Q: Our SEO agency wants $5K/month for link building. Is that reasonable?
A: Maybe. Quality links from relevant sites cost $200-$500 each typically. So $5K should get you 10-25 quality links monthly. But—and this is critical—ask for examples of links they've built for similar e-commerce sites. Many agencies use cheap PBNs (private blog networks) that can actually hurt you.
Q: Should we hire in-house or use an agency?
A: In-house once you're spending $50K+/month on a channel. Below that, agencies are more cost-effective. But interview carefully—ask for access to actual client accounts (with data anonymized) to see their work.
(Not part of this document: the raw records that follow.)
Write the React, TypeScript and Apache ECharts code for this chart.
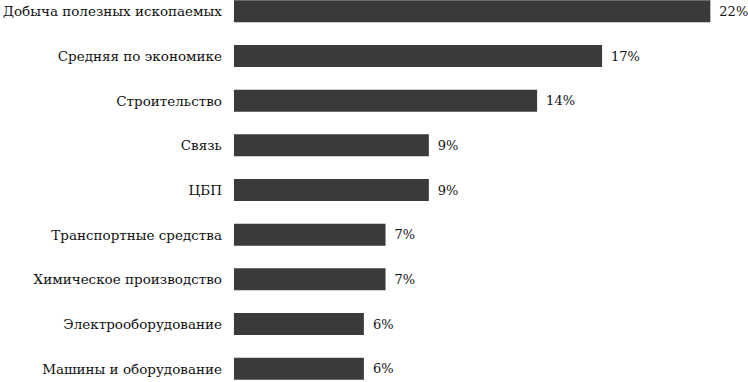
import React, { useEffect, useRef } from "react";
import * as echarts from "echarts";

const categories = [
  "Добыча полезных ископаемых",
  "Средняя по экономике",
  "Строительство",
  "Связь",
  "ЦБП",
  "Транспортные средства",
  "Химическое производство",
  "Электрооборудование",
  "Машины и оборудование",
];
const values = [22, 17, 14, 9, 9, 7, 7, 6, 6];

const FONT = "'DejaVu Serif', 'Liberation Serif', serif";

export default function App() {
  const ref = useRef<HTMLDivElement>(null);
  useEffect(() => {
    document.body.style.margin = "0";
    document.body.style.overflow = "hidden";
    const chart = echarts.init(ref.current!, null, { renderer: "svg" });
    chart.setOption({
      animation: false,
      grid: { left: 229, right: 16, top: 0, bottom: 0, containLabel: false },
      xAxis: {
        type: "value",
        min: 0,
        max: 23,
        show: false,
      },
      yAxis: {
        type: "category",
        data: categories,
        inverse: true,
        axisLine: { show: false },
        axisTick: { show: false },
        splitLine: { show: false },
        axisLabel: {
          margin: 12,
          color: "#111",
          fontFamily: FONT,
          fontSize: 13.5,
        },
      },
      series: [
        {
          type: "bar",
          data: values,
          barWidth: 22,
          itemStyle: { color: "#3a3a3a" },
          label: {
            show: true,
            position: "right",
            distance: 9,
            formatter: (p: any) => `${p.value}%`,
            color: "#111",
            fontFamily: FONT,
            fontSize: 13,
          },
        },
      ],
    });
    return () => chart.dispose();
  }, []);
  return (
    <div
      ref={ref}
      style={{ position: "absolute", left: 0, top: -11, width: 748, height: 402 }}
    />
  );
}
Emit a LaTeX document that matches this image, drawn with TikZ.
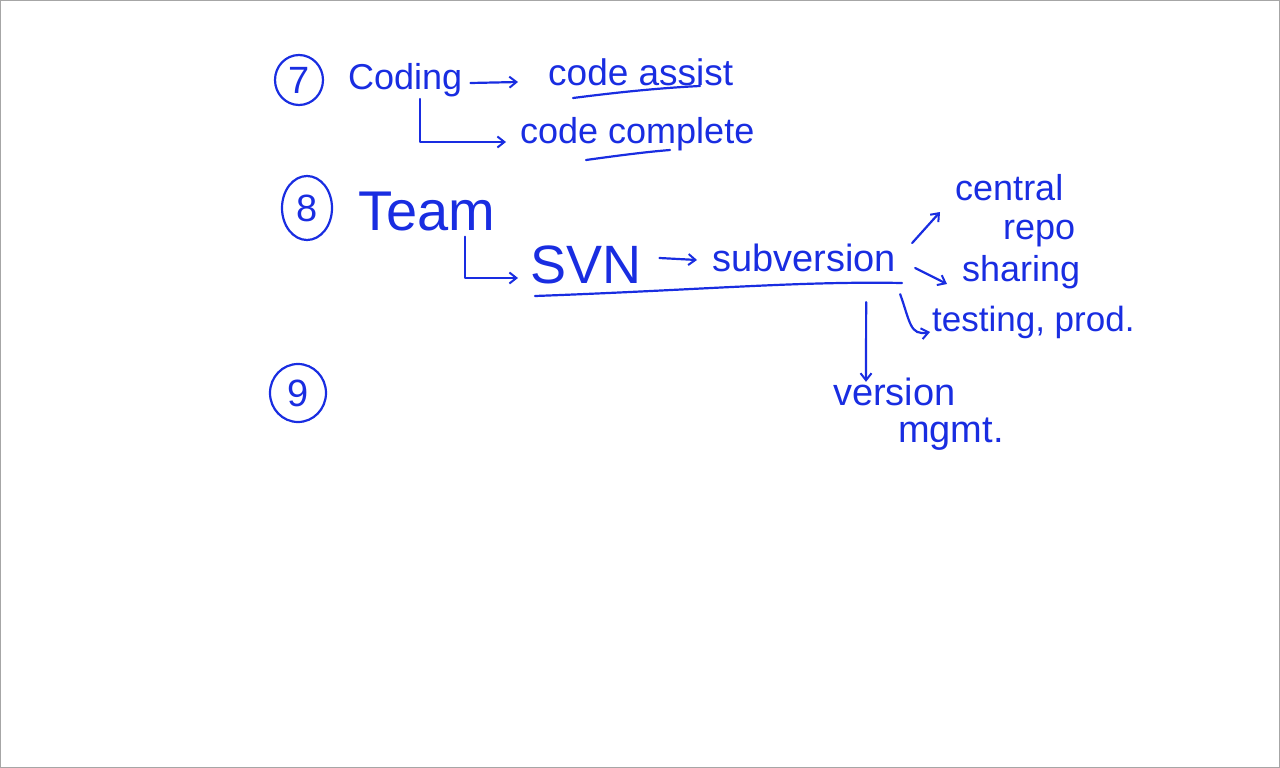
\documentclass[tikz,border=0pt]{standalone}
\usepackage{fontspec}
\setmainfont{Liberation Sans}
\usetikzlibrary{arrows.meta,shapes.geometric}
\definecolor{ink}{RGB}{25,45,225}
\tikzset{
  pen/.style={draw=ink, line width=2.2pt, line cap=round, line join=round},
  arr/.style={pen, -{Straight Barb[length=7pt,width=11pt,line width=2pt]}},
  num/.style={pen, ellipse, inner sep=0pt, text=ink, font=\fontsize{38}{38}\selectfont},
  word/.style={anchor=west, inner sep=0pt, text=ink},
}
\begin{document}
\begin{tikzpicture}[x=1pt,y=-1pt]
\useasboundingbox (0,0) rectangle (1280,768);
\draw[gray!70, line width=1pt] (0.5,0.5) rectangle (1279.5,767.5);

% section 7
\node[num, minimum width=48pt, minimum height=50pt] (n7) at (299,80) {7};
\node[word, font=\fontsize{36}{36}\selectfont] (coding) at (348,80) {Coding};
\node[word, font=\fontsize{37}{37}\selectfont] (assist) at (548,72) {code assist};
\node[word, font=\fontsize{36}{36}\selectfont] (complete) at (520,134) {code complete};
\draw[arr] ([xshift=8pt,yshift=-3pt]coding.east) -- ([xshift=-30pt,yshift=-10pt]assist.west);
\draw[arr] ([xshift=72pt,yshift=-2pt]coding.south west) |- ([xshift=-14pt,yshift=-8pt]complete.west);
\draw[pen] (573,98) .. controls (620,92) and (660,88) .. (700,86);
\draw[pen] (586,160) .. controls (615,156) and (645,152) .. (670,150);

% section 8
\node[num, minimum width=50pt, minimum height=64pt] (n8) at (307,208) {8};
\node[word, font=\fontsize{56}{56}\selectfont] (team) at (358,212) {Team};
\node[word, font=\fontsize{54}{54}\selectfont] (svn) at (530,265) {SVN};
\node[word, font=\fontsize{38}{38}\selectfont] (subv) at (712,258) {subversion};
\draw[arr] ([xshift=18pt,yshift=7pt]svn.east) -- ([xshift=-15pt,yshift=-2pt]subv.west);
\draw[arr] ([xshift=107pt,yshift=-5pt]team.south west) |- ([xshift=-12pt,yshift=-13pt]svn.west);
\draw[pen] (535,296) .. controls (700,290) and (800,281) .. (902,283);

\node[word, font=\fontsize{36}{36}\selectfont] (central) at (955,188) {central};
\node[word, font=\fontsize{36}{36}\selectfont] (repo) at (1003,234) {repo};
\node[word, font=\fontsize{36}{36}\selectfont] (sharing) at (962,272) {sharing};
\node[word, font=\fontsize{35}{35}\selectfont] (testing) at (932,322) {testing, prod.};
\node[word, font=\fontsize{38}{38}\selectfont] (version) at (833,392) {version};
\node[word, font=\fontsize{38}{38}\selectfont] (mgmt) at (898,434) {mgmt.};

\draw[arr] ([xshift=16pt,yshift=15pt]subv.east) -- ([xshift=-15pt,yshift=-24pt]central.west);
\draw[arr] ([xshift=19pt,yshift=-10pt]subv.east) -- ([xshift=-15pt,yshift=-12pt]sharing.west);
\draw[arr] ([xshift=4pt,yshift=-22pt]subv.south east) .. controls ([xshift=14pt,yshift=-50pt]subv.south east) and ([xshift=-22pt,yshift=-14pt]testing.west) .. ([xshift=-2pt,yshift=-10pt]testing.west);
\draw[arr] ([xshift=-30pt,yshift=-30pt]subv.south east) -- ([xshift=33pt,yshift=-4pt]version.north west);

% section 9
\node[num, minimum width=56pt, minimum height=58pt] (n9) at (298,393) {9};
\end{tikzpicture}
\end{document}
Any agency that won't show real results is hiding something.
Action Plan: Your 90-Day Roadmap
Week 1-2: Audit Phase
- Download 90 days of Google Ads search terms data, sort by cost
- Run SEMrush site audit, fix critical technical issues first
- Set up proper conversion tracking in GA4 if not already done
- Calculate your actual customer acquisition cost by channel
Week 3-4: Optimization Phase
- Add negative keywords based on search terms report (aim for 100+)
- Implement at least 5 Core Web Vitals improvements
- Create commercial intent content for top 3 product categories
- Set up automated rules in Optmyzr or Google Ads for bid adjustments
Month 2: Testing Phase
- A/B test landing pages for top 5 PPC keywords
- Build 10-20 quality backlinks to commercial pages
- Test different bidding strategies (start with maximize clicks, move to tCPA)
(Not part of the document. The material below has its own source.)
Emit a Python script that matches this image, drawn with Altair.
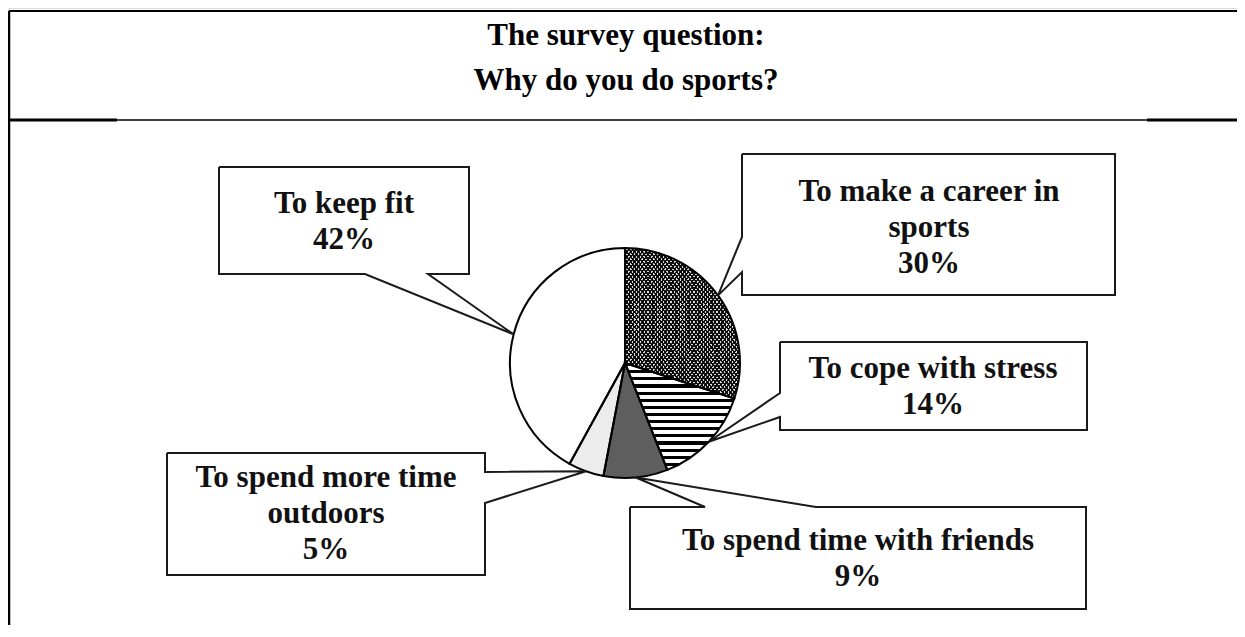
import math
import altair as alt
import pandas as pd

# ---------------- data ----------------
categories = ["To make a career in sports", "To cope with stress",
              "To spend time with friends", "To spend more time outdoors", "To keep fit"]
values = [30, 14, 9, 5, 42]
label_lines = [["To make a career in", "sports"], ["To cope with stress"],
               ["To spend time with friends"], ["To spend more time", "outdoors"], ["To keep fit"]]
title_lines = ["The survey question:", "Why do you do sports?"]

# ---------------- layout (reference pixel coordinates) ----------------
W, H = 1229, 617
OX, OY = 8, 8
CX, CY, R = 625, 363, 115
FONT = "Liberation Serif"
FS = 31
LINE_H = 36

callout_layout = {
    "To make a career in sports": dict(box=(742, 154, 1115, 295), side="left", base=(237, 272), tx=929, ty=201),
    "To cope with stress": dict(box=(780, 342, 1087, 430), side="left", base=(393, 417), tx=933, ty=378),
    "To spend time with friends": dict(box=(630, 507, 1086, 609), side="top", base=(705, 816), tx=858, ty=550),
    "To spend more time outdoors": dict(box=(167, 453, 485, 575), side="right", base=(472, 503), tx=326, ty=487),
    "To keep fit": dict(box=(219, 167, 469, 274), side="bottom", base=(365, 428), tx=344, ty=213),
}
fills = ["#d8d8d8", "#ffffff", "#5e5e5e", "#ececec", "#ffffff"]

# ---------------- derived tables ----------------
total = sum(values)
starts, ends, acc = [], [], 0
for v in values:
    starts.append(acc)
    acc += v
    ends.append(acc)
pie = pd.DataFrame({"category": categories, "value": values, "start": starts, "end": ends})

shape_rows = []
text_rows = []
for k, cat in enumerate(categories):
    lay = callout_layout[cat]
    mid = (starts[k] + ends[k]) / 2 / total * 2 * math.pi
    tip = (CX + R * math.sin(mid), CY - R * math.cos(mid))
    x0, y0, x1, y1 = lay["box"]
    a, b = lay["base"]
    side = lay["side"]
    if side == "left":
        pts = [(x0, y0), (x1, y0), (x1, y1), (x0, y1), (x0, b), tip, (x0, a), (x0, y0)]
    elif side == "right":
        pts = [(x0, y0), (x1, y0), (x1, a), tip, (x1, b), (x1, y1), (x0, y1), (x0, y0)]
    elif side == "top":
        pts = [(x0, y0), (a, y0), tip, (b, y0), (x1, y0), (x1, y1), (x0, y1), (x0, y0)]
    else:
        pts = [(x0, y0), (x1, y0), (x1, y1), (b, y1), tip, (a, y1), (x0, y1), (x0, y0)]
    for i, (px, py) in enumerate(pts):
        shape_rows.append({"shape": cat, "i": i, "x": px, "y": py})
    lines = label_lines[k] + [f"{values[k]}%"]
    for j, t in enumerate(lines):
        text_rows.append({"text": t, "x": lay["tx"], "y": lay["ty"] + j * LINE_H})

shapes = pd.DataFrame(shape_rows)
texts = pd.DataFrame(text_rows)
titles = pd.DataFrame({"text": title_lines, "x": [626, 626], "y": [45, 90]})
frame = pd.DataFrame({
    "x": [9, 9, 9, 117, 1147],
    "x2": [1245, 9, 117, 1147, 1245],
    "y": [11, 11, 120, 120, 120],
    "y2": [11, 637, 120, 120, 120],
    "w": [2, 2.5, 3, 1.5, 3],
})

xs = alt.Scale(domain=[OX, OX + W], nice=False, zero=False)
ys = alt.Scale(domain=[OY, OY + H], nice=False, zero=False, reverse=True)
ts = alt.Scale(domain=[0, total], range=[0, 2 * math.pi])


def stripe_grad(n, frac, color, bg, x1, y1, x2, y2):
    stops = []
    for i in range(n):
        a = i / n
        b = (i + frac) / n
        c = (i + 1) / n
        stops += [alt.GradientStop(offset=a, color=color), alt.GradientStop(offset=b, color=color),
                  alt.GradientStop(offset=b, color=bg), alt.GradientStop(offset=c, color=bg)]
    return alt.LinearGradient(gradient="linear", stops=stops, x1=x1, y1=y1, x2=x2, y2=y2)


arc_enc = dict(
    theta=alt.Theta("start:Q", scale=ts),
    theta2="end:Q",
    x=alt.value(CX - OX),
    y=alt.value(CY - OY),
)

base = alt.Chart(pie).mark_arc(radius=R).encode(
    fill=alt.Fill("category:N", scale=alt.Scale(domain=categories, range=fills), legend=None),
    **arc_enc,
)
stripes = alt.Chart(pie).transform_filter(alt.datum.category == categories[1]).mark_arc(
    radius=R, fill=stripe_grad(15, 0.45, "#000000", "#ffffff", 0, 0, 0, 1)
).encode(**arc_enc)
hatch1 = alt.Chart(pie).transform_filter(alt.datum.category == categories[0]).mark_arc(
    radius=R, fill=stripe_grad(60, 0.5, "rgba(0,0,0,0.9)", "rgba(0,0,0,0)", 0, 0, 1, 1)
).encode(**arc_enc)
hatch2 = alt.Chart(pie).transform_filter(alt.datum.category == categories[0]).mark_arc(
    radius=R, fill=stripe_grad(60, 0.5, "rgba(0,0,0,0.9)", "rgba(0,0,0,0)", 1, 0, 0, 1)
).encode(**arc_enc)
outline = alt.Chart(pie).mark_arc(radius=R, filled=False, color="#000000", strokeWidth=2).encode(**arc_enc)

callouts = alt.Chart(shapes).mark_line(color="#1a1a1a", strokeWidth=2, strokeJoin="miter").encode(
    x=alt.X("x:Q", scale=xs, axis=None),
    y=alt.Y("y:Q", scale=ys, axis=None),
    detail="shape:N",
    order="i:Q",
)
labels = alt.Chart(texts).mark_text(font=FONT, fontWeight="bold", fontSize=FS, align="center",
                                    baseline="alphabetic", color="#111111").encode(
    x=alt.X("x:Q", scale=xs, axis=None), y=alt.Y("y:Q", scale=ys, axis=None), text="text:N")
title = alt.Chart(titles).mark_text(font=FONT, fontWeight="bold", fontSize=FS, align="center",
                                    baseline="alphabetic", color="#000000").encode(
    x=alt.X("x:Q", scale=xs, axis=None), y=alt.Y("y:Q", scale=ys, axis=None), text="text:N")
rules = alt.Chart(frame).mark_rule(color="#000000").encode(
    x=alt.X("x:Q", scale=xs, axis=None), x2="x2:Q",
    y=alt.Y("y:Q", scale=ys, axis=None), y2="y2:Q",
    size=alt.Size("w:Q", scale=None, legend=None),
)

chart = alt.layer(rules, title, base, stripes, hatch1, hatch2, outline, callouts, labels).properties(
    width=W, height=H, padding=0, autosize=alt.AutoSizeParams(type="none"),
).configure_view(stroke=None).configure(background="#ffffff")

chart.save("out.html", embed_options={"renderer": "svg", "actions": False})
- Implement data-driven attribution if you have enough conversion volume
Month 3: Scaling Phase
- Double down on what's working (cut what's not)
- Expand keyword targeting based on converting terms
- Scale content production for commercial intent topics
- Set up monthly reporting dashboard in Looker Studio
Measurable goals to track:
1. Reduce wasted PPC spend by 30%+ (check search terms report)
2. Improve Quality Score average by 1+ point
3. Increase organic commercial intent traffic by 25%+
4. Achieve at least 3x ROAS overall across channels
5. Reduce page load time by 40%+ (affects both SEO and conversion rate)
Bottom Line: What Actually Works
After managing $50M+ in ad spend and seeing what moves the needle:
- PPC wins for: New product launches, testing demand, immediate revenue, retargeting, branded terms defense
- SEO wins for: Long-term growth, commercial intent content, category pages, informational queries, cost reduction over time
- The synergy is real: Brands using both effectively see 34% better overall performance
- Your margins decide allocation: Under 30% margin = heavy PPC. Over 50% = heavy SEO
- Tools matter: SEMrush + Optmyzr + GA4 + Hotjar is my recommended stack for serious brands
- Continuous optimization: Weekly search term reviews, monthly content updates, quarterly strategy shifts
- Data over opinions: Test everything—don't trust "best practices" without validating with your numbers
Here's my final take: The PPC vs SEO debate is the wrong question. The right question is "How do I allocate my budget across channels to maximize ROI at my current business stage?" Start with that mindset, implement the 90-day plan above, and you'll be ahead of 90% of e-commerce brands. And if you take away one thing: check your search terms report this week. I guarantee you'll find wasted spend.